» TASK DIRECTIONS: Write out all of the data exactly as it appears.
━━━ MATERIAL ━━━
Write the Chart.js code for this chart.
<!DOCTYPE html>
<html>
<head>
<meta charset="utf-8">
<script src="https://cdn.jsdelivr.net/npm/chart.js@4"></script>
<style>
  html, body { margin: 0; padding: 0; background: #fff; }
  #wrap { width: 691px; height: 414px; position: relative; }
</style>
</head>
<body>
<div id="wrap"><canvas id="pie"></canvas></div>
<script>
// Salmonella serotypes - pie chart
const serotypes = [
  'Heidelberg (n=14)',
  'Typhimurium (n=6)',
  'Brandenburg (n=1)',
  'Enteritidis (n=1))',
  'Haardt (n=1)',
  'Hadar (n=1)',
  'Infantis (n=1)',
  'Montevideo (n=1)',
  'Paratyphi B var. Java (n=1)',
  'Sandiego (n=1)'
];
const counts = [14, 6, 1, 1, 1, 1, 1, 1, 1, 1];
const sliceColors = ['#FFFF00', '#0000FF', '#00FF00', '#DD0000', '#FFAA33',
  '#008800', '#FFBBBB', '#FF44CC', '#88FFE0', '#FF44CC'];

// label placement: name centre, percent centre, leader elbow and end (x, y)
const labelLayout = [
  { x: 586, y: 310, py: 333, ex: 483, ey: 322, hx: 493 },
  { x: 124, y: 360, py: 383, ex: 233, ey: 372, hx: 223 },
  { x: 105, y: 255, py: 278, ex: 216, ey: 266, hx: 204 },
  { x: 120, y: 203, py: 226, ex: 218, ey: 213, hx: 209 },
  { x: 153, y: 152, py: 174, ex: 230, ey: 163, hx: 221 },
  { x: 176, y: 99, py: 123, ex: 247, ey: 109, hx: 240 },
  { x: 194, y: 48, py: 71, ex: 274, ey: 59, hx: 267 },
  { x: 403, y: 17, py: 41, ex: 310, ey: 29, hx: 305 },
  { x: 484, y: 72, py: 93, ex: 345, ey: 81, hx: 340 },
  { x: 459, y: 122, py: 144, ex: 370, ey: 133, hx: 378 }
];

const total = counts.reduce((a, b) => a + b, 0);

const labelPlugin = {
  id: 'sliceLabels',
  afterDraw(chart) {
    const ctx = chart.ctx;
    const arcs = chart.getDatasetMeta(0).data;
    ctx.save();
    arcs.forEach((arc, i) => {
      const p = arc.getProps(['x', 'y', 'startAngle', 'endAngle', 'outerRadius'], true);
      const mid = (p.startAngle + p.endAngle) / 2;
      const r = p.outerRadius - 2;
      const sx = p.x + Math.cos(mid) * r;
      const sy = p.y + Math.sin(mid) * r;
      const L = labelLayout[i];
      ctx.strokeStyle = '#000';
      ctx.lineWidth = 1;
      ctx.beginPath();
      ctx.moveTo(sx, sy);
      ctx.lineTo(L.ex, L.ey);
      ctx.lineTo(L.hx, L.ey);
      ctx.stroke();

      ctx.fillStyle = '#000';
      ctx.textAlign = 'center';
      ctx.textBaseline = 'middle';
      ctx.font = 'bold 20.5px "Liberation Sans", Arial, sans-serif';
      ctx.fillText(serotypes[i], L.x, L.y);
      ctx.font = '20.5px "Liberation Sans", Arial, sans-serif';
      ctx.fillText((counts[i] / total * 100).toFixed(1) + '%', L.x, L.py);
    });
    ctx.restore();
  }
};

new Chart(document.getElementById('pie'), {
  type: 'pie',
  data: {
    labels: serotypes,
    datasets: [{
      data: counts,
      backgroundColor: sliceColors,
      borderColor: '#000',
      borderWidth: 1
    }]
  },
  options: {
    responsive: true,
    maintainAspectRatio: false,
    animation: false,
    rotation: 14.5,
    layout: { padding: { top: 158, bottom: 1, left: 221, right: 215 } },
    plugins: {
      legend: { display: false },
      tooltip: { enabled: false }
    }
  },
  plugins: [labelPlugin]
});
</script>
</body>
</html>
━━━
» COMPLETED EXERCISE:
Write the Chart.js code for this chart.
<!DOCTYPE html>
<html>
<head>
<meta charset="utf-8">
<script src="https://cdn.jsdelivr.net/npm/chart.js@4"></script>
<style>
  html, body { margin: 0; padding: 0; background: #fff; }
  #wrap { width: 691px; height: 414px; position: relative; }
</style>
</head>
<body>
<div id="wrap"><canvas id="pie"></canvas></div>
<script>
// Salmonella serotypes - pie chart
const serotypes = [
  'Heidelberg (n=14)',
  'Typhimurium (n=6)',
  'Brandenburg (n=1)',
  'Enteritidis (n=1))',
  'Haardt (n=1)',
  'Hadar (n=1)',
  'Infantis (n=1)',
  'Montevideo (n=1)',
  'Paratyphi B var. Java (n=1)',
  'Sandiego (n=1)'
];
const counts = [14, 6, 1, 1, 1, 1, 1, 1, 1, 1];
const sliceColors = ['#FFFF00', '#0000FF', '#00FF00', '#DD0000', '#FFAA33',
  '#008800', '#FFBBBB', '#FF44CC', '#88FFE0', '#FF44CC'];

// label placement: name centre, percent centre, leader elbow and end (x, y)
const labelLayout = [
  { x: 586, y: 310, py: 333, ex: 483, ey: 322, hx: 493 },
  { x: 124, y: 360, py: 383, ex: 233, ey: 372, hx: 223 },
  { x: 105, y: 255, py: 278, ex: 216, ey: 266, hx: 204 },
  { x: 120, y: 203, py: 226, ex: 218, ey: 213, hx: 209 },
  { x: 153, y: 152, py: 174, ex: 230, ey: 163, hx: 221 },
  { x: 176, y: 99, py: 123, ex: 247, ey: 109, hx: 240 },
  { x: 194, y: 48, py: 71, ex: 274, ey: 59, hx: 267 },
  { x: 403, y: 17, py: 41, ex: 310, ey: 29, hx: 305 },
  { x: 484, y: 72, py: 93, ex: 345, ey: 81, hx: 340 },
  { x: 459, y: 122, py: 144, ex: 370, ey: 133, hx: 378 }
];

const total = counts.reduce((a, b) => a + b, 0);

const labelPlugin = {
  id: 'sliceLabels',
  afterDraw(chart) {
    const ctx = chart.ctx;
    const arcs = chart.getDatasetMeta(0).data;
    ctx.save();
    arcs.forEach((arc, i) => {
      const p = arc.getProps(['x', 'y', 'startAngle', 'endAngle', 'outerRadius'], true);
      const mid = (p.startAngle + p.endAngle) / 2;
      const r = p.outerRadius - 2;
      const sx = p.x + Math.cos(mid) * r;
      const sy = p.y + Math.sin(mid) * r;
      const L = labelLayout[i];
      ctx.strokeStyle = '#000';
      ctx.lineWidth = 1;
      ctx.beginPath();
      ctx.moveTo(sx, sy);
      ctx.lineTo(L.ex, L.ey);
      ctx.lineTo(L.hx, L.ey);
      ctx.stroke();

      ctx.fillStyle = '#000';
      ctx.textAlign = 'center';
      ctx.textBaseline = 'middle';
      ctx.font = 'bold 20.5px "Liberation Sans", Arial, sans-serif';
      ctx.fillText(serotypes[i], L.x, L.y);
      ctx.font = '20.5px "Liberation Sans", Arial, sans-serif';
      ctx.fillText((counts[i] / total * 100).toFixed(1) + '%', L.x, L.py);
    });
    ctx.restore();
  }
};

new Chart(document.getElementById('pie'), {
  type: 'pie',
  data: {
    labels: serotypes,
    datasets: [{
      data: counts,
      backgroundColor: sliceColors,
      borderColor: '#000',
      borderWidth: 1
    }]
  },
  options: {
    responsive: true,
    maintainAspectRatio: false,
    animation: false,
    rotation: 14.5,
    layout: { padding: { top: 158, bottom: 1, left: 221, right: 215 } },
    plugins: {
      legend: { display: false },
      tooltip: { enabled: false }
    }
  },
  plugins: [labelPlugin]
});
</script>
</body>
</html>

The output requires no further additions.